╭──

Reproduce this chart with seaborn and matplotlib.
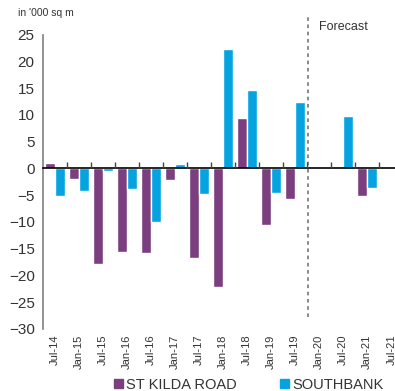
import pandas as pd
import seaborn as sns
import matplotlib.pyplot as plt
from matplotlib.patches import Patch

# Data
periods = ['Jul-14', 'Jan-15', 'Jul-15', 'Jan-16', 'Jul-16', 'Jan-17', 'Jul-17', 'Jan-18',
           'Jul-18', 'Jan-19', 'Jul-19', 'Jan-20', 'Jul-20', 'Jan-21', 'Jul-21']
st_kilda = [1.0, -2.0, -17.8, -15.7, -15.9, -2.2, -16.7, -22.1,
            9.4, -10.6, -5.8, 0.0, 0.0, -5.2, 0.0]
southbank = [-5.1, -4.3, -0.5, -3.8, -10.0, 0.9, -4.8, 22.4,
             14.6, -4.5, 12.5, 0.0, 9.8, -3.6, 0.0]
series_names = ['ST KILDA ROAD', 'SOUTHBANK']
colors = ['#7B3F80', '#05A3E0']

df = pd.DataFrame({
    'period': periods * 2,
    'series': [series_names[0]] * len(periods) + [series_names[1]] * len(periods),
    'value': st_kilda + southbank,
})

sns.set_style('white')
plt.rcParams['font.family'] = ['Liberation Sans', 'DejaVu Sans']

fig = plt.figure(figsize=(3.95, 3.91), dpi=100)
ax = fig.add_axes([0.109, 0.159, 0.912, 0.752])

sns.barplot(data=df, x='period', y='value', hue='series', order=periods,
            hue_order=series_names, palette=colors, width=0.85, saturation=1,
            legend=False, ax=ax)

ax.set_xlim(-0.5, len(periods) - 0.5)
ax.set_ylim(-30, 25)
ax.set_yticks(range(-30, 26, 5))
ax.tick_params(axis='y', length=0, labelsize=11, labelcolor='#333333', pad=6)
ax.set_xlabel('')
ax.set_ylabel('')

for s in ['top', 'right']:
    ax.spines[s].set_visible(False)
ax.spines['left'].set_color('#808080')
ax.spines['left'].set_linewidth(1.2)

# zero line with tick marks between categories
ax.spines['bottom'].set_position(('data', 0))
ax.spines['bottom'].set_color('black')
ax.spines['bottom'].set_linewidth(1.2)
ax.spines['bottom'].set_zorder(3)
ax.set_xticks([i + 0.5 for i in range(len(periods))], labels=[''] * len(periods))
ax.tick_params(axis='x', which='major', direction='in', length=4, width=1,
               color='#444444', bottom=True, labelbottom=False)
ax.xaxis.set_zorder(3.5)

# category labels along the bottom edge
lab = ax.secondary_xaxis('bottom')
lab.spines[:].set_visible(False)
lab.set_xticks(range(len(periods)), labels=periods)
lab.tick_params(axis='x', length=0, labelsize=8, labelcolor='#333333',
                labelrotation=90, pad=4)

# forecast divider
ax.axvline(10.55, ymin=0.04, ymax=1.06, color='#808080', linestyle=(0, (2, 2)),
           linewidth=1.3, clip_on=False)
ax.text(11.0, 26.4, 'Forecast', fontsize=9, color='#333333', va='center', clip_on=False)

fig.text(0.045, 0.967, "in '000 sq m", fontsize=7.5, color='#333333', va='center')

handles = [Patch(color=c, label=n) for c, n in zip(colors, series_names)]
fig.legend(handles=handles, loc='center', bbox_to_anchor=(0.63, 0.016), ncol=2,
           frameon=False, fontsize=10.5, handlelength=0.6, handleheight=0.6,
           handletextpad=0.2, columnspacing=3.0, labelcolor='#333333')

fig.savefig('out.png', dpi=100)
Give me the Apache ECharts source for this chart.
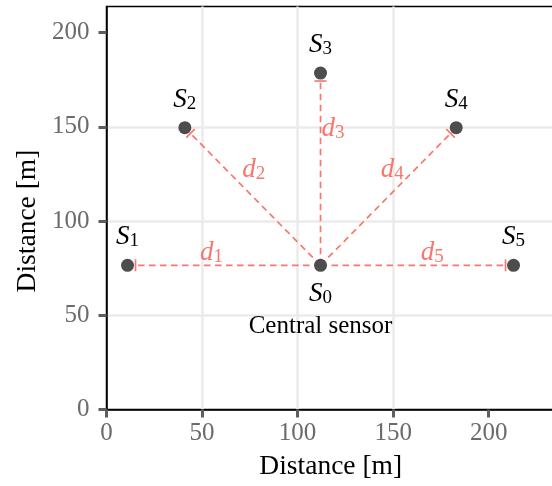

╰──

Problem to work on: Leaving all pictures aside, quote each record exactly.

Response for this exercise:
Reproduce this chart with seaborn and matplotlib.
import pandas as pd
import seaborn as sns
import matplotlib.pyplot as plt
from matplotlib.patches import Patch

# Data
periods = ['Jul-14', 'Jan-15', 'Jul-15', 'Jan-16', 'Jul-16', 'Jan-17', 'Jul-17', 'Jan-18',
           'Jul-18', 'Jan-19', 'Jul-19', 'Jan-20', 'Jul-20', 'Jan-21', 'Jul-21']
st_kilda = [1.0, -2.0, -17.8, -15.7, -15.9, -2.2, -16.7, -22.1,
            9.4, -10.6, -5.8, 0.0, 0.0, -5.2, 0.0]
southbank = [-5.1, -4.3, -0.5, -3.8, -10.0, 0.9, -4.8, 22.4,
             14.6, -4.5, 12.5, 0.0, 9.8, -3.6, 0.0]
series_names = ['ST KILDA ROAD', 'SOUTHBANK']
colors = ['#7B3F80', '#05A3E0']

df = pd.DataFrame({
    'period': periods * 2,
    'series': [series_names[0]] * len(periods) + [series_names[1]] * len(periods),
    'value': st_kilda + southbank,
})

sns.set_style('white')
plt.rcParams['font.family'] = ['Liberation Sans', 'DejaVu Sans']

fig = plt.figure(figsize=(3.95, 3.91), dpi=100)
ax = fig.add_axes([0.109, 0.159, 0.912, 0.752])

sns.barplot(data=df, x='period', y='value', hue='series', order=periods,
            hue_order=series_names, palette=colors, width=0.85, saturation=1,
            legend=False, ax=ax)

ax.set_xlim(-0.5, len(periods) - 0.5)
ax.set_ylim(-30, 25)
ax.set_yticks(range(-30, 26, 5))
ax.tick_params(axis='y', length=0, labelsize=11, labelcolor='#333333', pad=6)
ax.set_xlabel('')
ax.set_ylabel('')

for s in ['top', 'right']:
    ax.spines[s].set_visible(False)
ax.spines['left'].set_color('#808080')
ax.spines['left'].set_linewidth(1.2)

# zero line with tick marks between categories
ax.spines['bottom'].set_position(('data', 0))
ax.spines['bottom'].set_color('black')
ax.spines['bottom'].set_linewidth(1.2)
ax.spines['bottom'].set_zorder(3)
ax.set_xticks([i + 0.5 for i in range(len(periods))], labels=[''] * len(periods))
ax.tick_params(axis='x', which='major', direction='in', length=4, width=1,
               color='#444444', bottom=True, labelbottom=False)
ax.xaxis.set_zorder(3.5)

# category labels along the bottom edge
lab = ax.secondary_xaxis('bottom')
lab.spines[:].set_visible(False)
lab.set_xticks(range(len(periods)), labels=periods)
lab.tick_params(axis='x', length=0, labelsize=8, labelcolor='#333333',
                labelrotation=90, pad=4)

# forecast divider
ax.axvline(10.55, ymin=0.04, ymax=1.06, color='#808080', linestyle=(0, (2, 2)),
           linewidth=1.3, clip_on=False)
ax.text(11.0, 26.4, 'Forecast', fontsize=9, color='#333333', va='center', clip_on=False)

fig.text(0.045, 0.967, "in '000 sq m", fontsize=7.5, color='#333333', va='center')

handles = [Patch(color=c, label=n) for c, n in zip(colors, series_names)]
fig.legend(handles=handles, loc='center', bbox_to_anchor=(0.63, 0.016), ncol=2,
           frameon=False, fontsize=10.5, handlelength=0.6, handleheight=0.6,
           handletextpad=0.2, columnspacing=3.0, labelcolor='#333333')

fig.savefig('out.png', dpi=100)
Give me the Apache ECharts source for this chart.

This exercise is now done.